Last week, I wrote a short post on how someone’s combined views on climate change, nuclear safety and GMOs are a good indicator of their scientific temper and ideological biases. Subsequently, my colleague and fellow blogger Karthik Shashidhar ran a short online survey on the same three questions to solicit responses. Survey participants were given five choices ranging from strongly agree to strongly disagree.

Karthik has analysed the survey results on the RQ blog that I would urge all readers to check out.

Firstly, we will look at the individual responses to each of the three questions:

…this shows that opinion in favour of global warming is fairly strong.

While a majority of the people believe that health risks from nuclear power have been exaggerated, the opinion is not as overwhelming as it is on the global warming front. There still exist a significant number of doubters of safety of nuclear energy.

When it comes to GM crops, however, public opinion is largely divided. As many people agree that GM crops are safe, as do people who believe they are unsafe. [RQ on INI]

The survey was designed to be quick and dirty – participants were largely those who found the survey on Twitter and Facebook and essentially selected themselves into entering the survey. Ergo, there are no claims made here that these responses are representative of any ‘universal’ population.

Taking a venn-diagram approach to analysing the survey responses, I was able to generate the chart below. I divided the 5 options for each questions into two categories: neutral or disagree, versus agree or strongly agree. Therefore, all those who have either agreed or strongly agreed with the statement that 20th century climate change is anthropogenic come under the orange coloured ellipse, and all those who haven’t come outside of it. Note that the ellipses in the venn diagram have been drawn in proportion to the number of respondents who fall under that category.

Scientific Temper

The largest set of respondents (29 percent) are those who, according to my metrics, can be classified as “left wing”, those only agreeing to the climate change question while disagreeing with nuclear or GMO safety. The second largest (23 percent) is a curious set: they do not think that GMOs are safe, but agree both on nuclear safety and climate change.
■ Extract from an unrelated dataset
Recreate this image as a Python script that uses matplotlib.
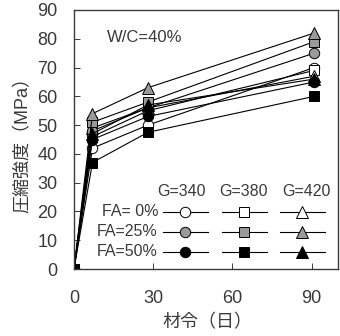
import matplotlib
matplotlib.use("Agg")
import matplotlib.pyplot as plt
from matplotlib.lines import Line2D

plt.rcParams['font.family'] = ['Liberation Sans', 'Noto Sans CJK JP']

# Age of concrete (days)
ages = [0, 7, 28, 91]

# Compressive strength (MPa), FA = fly ash replacement, G = coarse aggregate content
fa0_g340 = [0, 42, 50, 70]
fa0_g380 = [0, 46, 55, 69]
fa0_g420 = [0, 49, 56, 67]
fa25_g340 = [0, 48, 56, 75]
fa25_g380 = [0, 51, 58, 79]
fa25_g420 = [0, 54, 63, 82]
fa50_g340 = [0, 45, 53, 65]
fa50_g420 = [0, 47, 57, 66]
fa50_g380 = [0, 37, 47.5, 60]

col_labels = ["G=340", "G=380", "G=420"]
row_labels = ["FA= 0%", "FA=25%", "FA=50%"]

TXT = "#3a3a3a"
GRAY = "#9a9a9a"
series = [
    (fa0_g340, "o", "white"), (fa0_g380, "s", "white"), (fa0_g420, "^", "white"),
    (fa25_g340, "o", GRAY), (fa25_g380, "s", GRAY), (fa25_g420, "^", GRAY),
    (fa50_g340, "o", "black"), (fa50_g420, "^", "black"), (fa50_g380, "s", "black"),
]
marker_sizes = {"o": 7.5, "s": 7.5, "^": 8}

fig = plt.figure(figsize=(3.4, 3.36), dpi=100)
ax = fig.add_axes([74 / 340, 1 - 269 / 336, 264 / 340, 259 / 336])

for vals, mk, fc in series:
    ax.plot(ages, vals, color="black", lw=0.8, marker=mk, ms=marker_sizes[mk],
            mfc=fc, mec="black", mew=0.7)

ax.set_xlim(0, 100)
ax.set_ylim(0, 90)
ax.set_xticks([0, 30, 60, 90])
ax.set_yticks(range(0, 91, 10))
ax.tick_params(direction="in", length=4, width=0.7, labelsize=13,
               colors=TXT, labelcolor=TXT)
ax.tick_params(axis="y", pad=12)
ax.tick_params(axis="x", pad=15)
for s in ax.spines.values():
    s.set_linewidth(1.0)
    s.set_color(TXT)

fig.text(207 / 340, 1 - 323 / 336, "材令（日）", fontsize=13, color=TXT,
         ha="center", va="center")
fig.text(23 / 340, 1 - 140 / 336, "圧縮強度（MPa）", fontsize=13, color=TXT,
         ha="center", va="center", rotation=90)

ax.text(0.125, 0.893, "W/C=40%", transform=ax.transAxes, fontsize=12,
        color=TXT, va="center", ha="left")

# Legend grid: columns = G, rows = FA
col_x = [(181 - 74) / 264, (244 - 74) / 264, (306 - 74) / 264]
mark_x = [(185 - 74) / 264, (244 - 74) / 264, (302 - 74) / 264]
seg_half = 22.5 / 264
row_y = [(269 - 212) / 259, (269 - 232) / 259, (269 - 252) / 259]
head_y = (269 - 191.5) / 259
label_x = (158 - 74) / 264

for cx, t in zip(col_x, col_labels):
    ax.text(cx, head_y, t, transform=ax.transAxes, fontsize=11.5,
            color=TXT, ha="center", va="center")

fills = ["white", GRAY, "black"]
marks = ["o", "s", "^"]
for r, (ry, rl) in enumerate(zip(row_y, row_labels)):
    ax.text(label_x, ry, rl, transform=ax.transAxes, fontsize=11.5,
            color=TXT, ha="right", va="center")
    for c, mx in enumerate(mark_x):
        ax.add_line(Line2D([mx - seg_half, mx + seg_half], [ry, ry],
                           transform=ax.transAxes, color="black", lw=0.8))
        ax.add_line(Line2D([mx], [ry], transform=ax.transAxes, marker=marks[c],
                           ms=marker_sizes[marks[c]], mfc=fills[r], mec="black",
                           mew=0.7, lw=0))

fig.savefig("out.png", dpi=100)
Without commenting on ideological biases, it is possible to look at this set as a people who are “climate change realists” – people who understand that we do not have the option to burn dirty fossil fuels endlessly, and that nuclear power has a role to play in reducing our fossil fuel dependence.
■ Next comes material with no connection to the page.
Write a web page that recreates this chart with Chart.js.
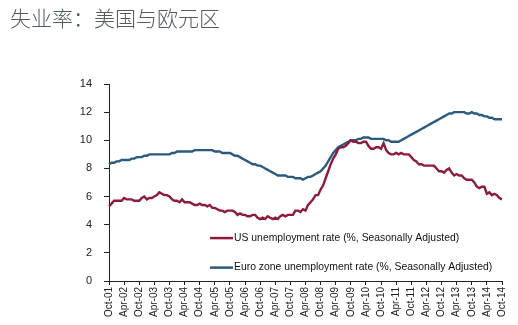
<!DOCTYPE html>
<html>
<head>
<meta charset="utf-8">
<script src="https://cdn.jsdelivr.net/npm/chart.js@4.4.1/dist/chart.umd.min.js"></script>
<style>
html,body{margin:0;padding:0;background:#fff;}
#wrap{position:relative;width:518px;height:325px;}
</style>
</head>
<body>
<div id="wrap"><canvas id="c" width="518" height="325"></canvas></div>
<script>
const title = "失业率：美国与欧元区";
const monthNames = ["Jan","Feb","Mar","Apr","May","Jun","Jul","Aug","Sep","Oct","Nov","Dec"];
// Monthly categories Oct-01 .. Oct-14
const categories = [];
for (let y = 2001; y <= 2014; y++) {
  for (let m = 0; m < 12; m++) {
    if (y === 2001 && m < 9) continue;
    if (y === 2014 && m > 9) continue;
    categories.push(monthNames[m] + "-" + String(y % 100).padStart(2, "0"));
  }
}
const usLabel = "US unemployment rate (%, Seasonally Adjusted)";
const euLabel = "Euro zone unemployment rate (%, Seasonally Adjusted)";
const usRate = [
  5.3,5.5,5.7,
  5.7,5.7,5.7,5.9,5.8,5.8,5.8,5.7,5.7,5.7,5.9,6.0,
  5.8,5.9,5.9,6.0,6.1,6.3,6.2,6.1,6.1,6.0,5.8,5.7,
  5.7,5.6,5.8,5.6,5.6,5.6,5.5,5.4,5.4,5.5,5.4,5.4,
  5.3,5.4,5.2,5.2,5.1,5.0,5.0,4.9,5.0,5.0,5.0,4.9,
  4.7,4.8,4.7,4.7,4.6,4.6,4.7,4.7,4.5,4.4,4.5,4.4,
  4.6,4.5,4.4,4.5,4.4,4.6,4.7,4.6,4.7,4.7,4.7,5.0,
  5.0,4.9,5.1,5.0,5.4,5.6,5.8,6.1,6.1,6.5,6.8,7.3,
  7.8,8.3,8.7,9.0,9.4,9.5,9.5,9.6,9.8,10.0,9.9,9.9,
  9.8,9.8,9.9,9.9,9.6,9.4,9.4,9.5,9.5,9.4,9.8,9.3,
  9.1,9.0,9.0,9.1,9.0,9.1,9.0,9.0,9.0,8.8,8.6,8.5,
  8.3,8.3,8.2,8.2,8.2,8.2,8.2,8.0,7.8,7.8,7.7,7.9,
  8.0,7.7,7.5,7.6,7.5,7.5,7.3,7.2,7.2,7.2,7.0,6.7,
  6.6,6.7,6.7,6.2,6.3,6.1,6.2,6.1,5.9,5.8
];
const euroRate = [
  8.3,8.4,8.4,
  8.5,8.5,8.6,8.6,8.6,8.6,8.7,8.7,8.8,8.8,8.8,8.9,
  8.9,9.0,9.0,9.0,9.0,9.0,9.0,9.0,9.0,9.0,9.1,9.1,
  9.2,9.2,9.2,9.2,9.2,9.2,9.2,9.3,9.3,9.3,9.3,9.3,
  9.3,9.3,9.3,9.2,9.2,9.2,9.1,9.1,9.1,9.1,9.0,8.9,
  8.9,8.8,8.7,8.6,8.5,8.4,8.3,8.3,8.2,8.2,8.1,8.0,
  7.9,7.8,7.7,7.6,7.5,7.5,7.5,7.5,7.4,7.4,7.4,7.3,
  7.3,7.3,7.2,7.3,7.4,7.4,7.5,7.6,7.7,7.8,8.0,8.2,
  8.5,8.8,9.1,9.3,9.5,9.6,9.7,9.8,9.9,10.0,10.0,10.0,
  10.1,10.1,10.2,10.2,10.2,10.1,10.1,10.1,10.1,10.1,10.1,10.0,
  10.0,9.9,9.9,9.9,9.9,10.0,10.1,10.2,10.3,10.4,10.5,10.6,
  10.7,10.8,10.9,11.0,11.1,11.2,11.3,11.4,11.5,11.6,11.7,11.8,
  11.9,11.9,12.0,12.0,12.0,12.0,12.0,11.9,11.9,12.0,11.9,11.9,
  11.8,11.8,11.7,11.7,11.6,11.6,11.5,11.5,11.5,11.5
];
const yTicks = [0,2,4,6,8,10,12,14];

const usColor = "#8E1B3B";
const euColor = "#2A5A80";

const titlePlugin = {
  id: "cnTitle",
  afterDraw(chart) {
    const ctx = chart.ctx;
    ctx.save();
    ctx.font = "300 21px 'Noto Sans CJK SC'";
    ctx.fillStyle = "#505a60";
    ctx.textBaseline = "middle";
    ctx.textAlign = "left";
    ctx.fillText(title, 10, 18);
    ctx.restore();
  }
};
const legendPlugin = {
  id: "inLegend",
  afterDatasetsDraw(chart) {
    const ctx = chart.ctx;
    const ys = chart.scales.y;
    const xs = chart.scales.x;
    ctx.save();
    ctx.font = "10.4px 'Liberation Sans', Arial, sans-serif";
    ctx.textBaseline = "middle";
    ctx.fillStyle = "#111";
    const rows = [[chart.data.datasets[0], ys.getPixelForValue(3.05)], [chart.data.datasets[1], ys.getPixelForValue(0.95)]];
    const x0 = xs.left + 101;
    rows.forEach(([ds, y]) => {
      ctx.strokeStyle = ds.borderColor;
      ctx.lineWidth = 2.5;
      ctx.beginPath();
      ctx.moveTo(x0, y);
      ctx.lineTo(x0 + 23, y);
      ctx.stroke();
      ctx.fillText(ds.label, x0 + 24, y);
    });
    ctx.restore();
  }
};

new Chart(document.getElementById("c"), {
  type: "line",
  data: {
    labels: categories,
    datasets: [
      { label: usLabel, data: usRate, borderColor: usColor, backgroundColor: usColor, borderWidth: 2.4, pointRadius: 0, tension: 0 },
      { label: euLabel, data: euroRate, borderColor: euColor, backgroundColor: euColor, borderWidth: 2.4, pointRadius: 0, tension: 0 }
    ]
  },
  options: {
    responsive: false,
    animation: false,
    layout: { padding: { top: 84, right: 16, left: 0, bottom: 0 } },
    plugins: { legend: { display: false }, tooltip: { enabled: false }, title: { display: false } },
    scales: {
      x: {
        type: "category",
        offset: false,
        grid: { display: true, drawOnChartArea: false, drawTicks: true, tickLength: 4, color: "#222", tickColor: "#222" },
        border: { display: true, color: "#222", width: 1 },
        ticks: {
          autoSkip: false, maxRotation: 90, minRotation: 90, padding: 2,
          color: "#222", font: { size: 10, family: "'Liberation Sans', Arial, sans-serif" },
          callback: function(v, i) { return i % 6 === 0 ? categories[i] : null; }
        },
        afterFit(scale) { scale.height = 44; }
      },
      y: {
        min: 0, max: 14,
        grid: { display: true, drawOnChartArea: false, drawTicks: true, tickLength: 5, color: "#222", tickColor: "#222" },
        border: { display: true, color: "#222", width: 1 },
        afterBuildTicks(scale) { scale.ticks = yTicks.map(v => ({ value: v })); },
        ticks: {
          padding: 12, color: "#222", font: { size: 11, family: "'Liberation Sans', Arial, sans-serif" }
        },
        afterFit(scale) { scale.width = 109; }
      }
    }
  },
  plugins: [titlePlugin, legendPlugin]
});
</script>
</body>
</html>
Some 19 percent of the respondents are those I would consider as being most sensitive to scientific evidence, but readers can feel free to disagree with me on that. About 10 percent of the respondents are classically right wing – the notion that ‘most environmental fears are overblown’ can explain their stance on all three questions.

About 9% agree that climate change is anthropogenic and that GMOs are safe – but are not convinced about nuclear safety. They form a subset that I find rather curious. In a sense, there is indeed a connection between the two topics. GMOs form an essential tool in retaining and improving agricultural productivity in the face of climate change and uncertainty – not just in creating drought and flood-resistant varieties, but also in converting C3 plants into C4 plants, the latter of which are far superior at tolerating high temperatures and making use of increased carbon dioxide concentrations in the atmosphere. It is difficult to comment, however, that  this knowledge indeed informs their opinions.

The initial hypothesis was that asking for opinions on anthropogenic climate change, nuclear safety and GMO safety would broadly give us three categories of respondents: left wing, right wing and those “biased to evidence”. When tested, it gave us four or five major categories of people, including those who disagree only with nuclear safety, or only with GMO safety.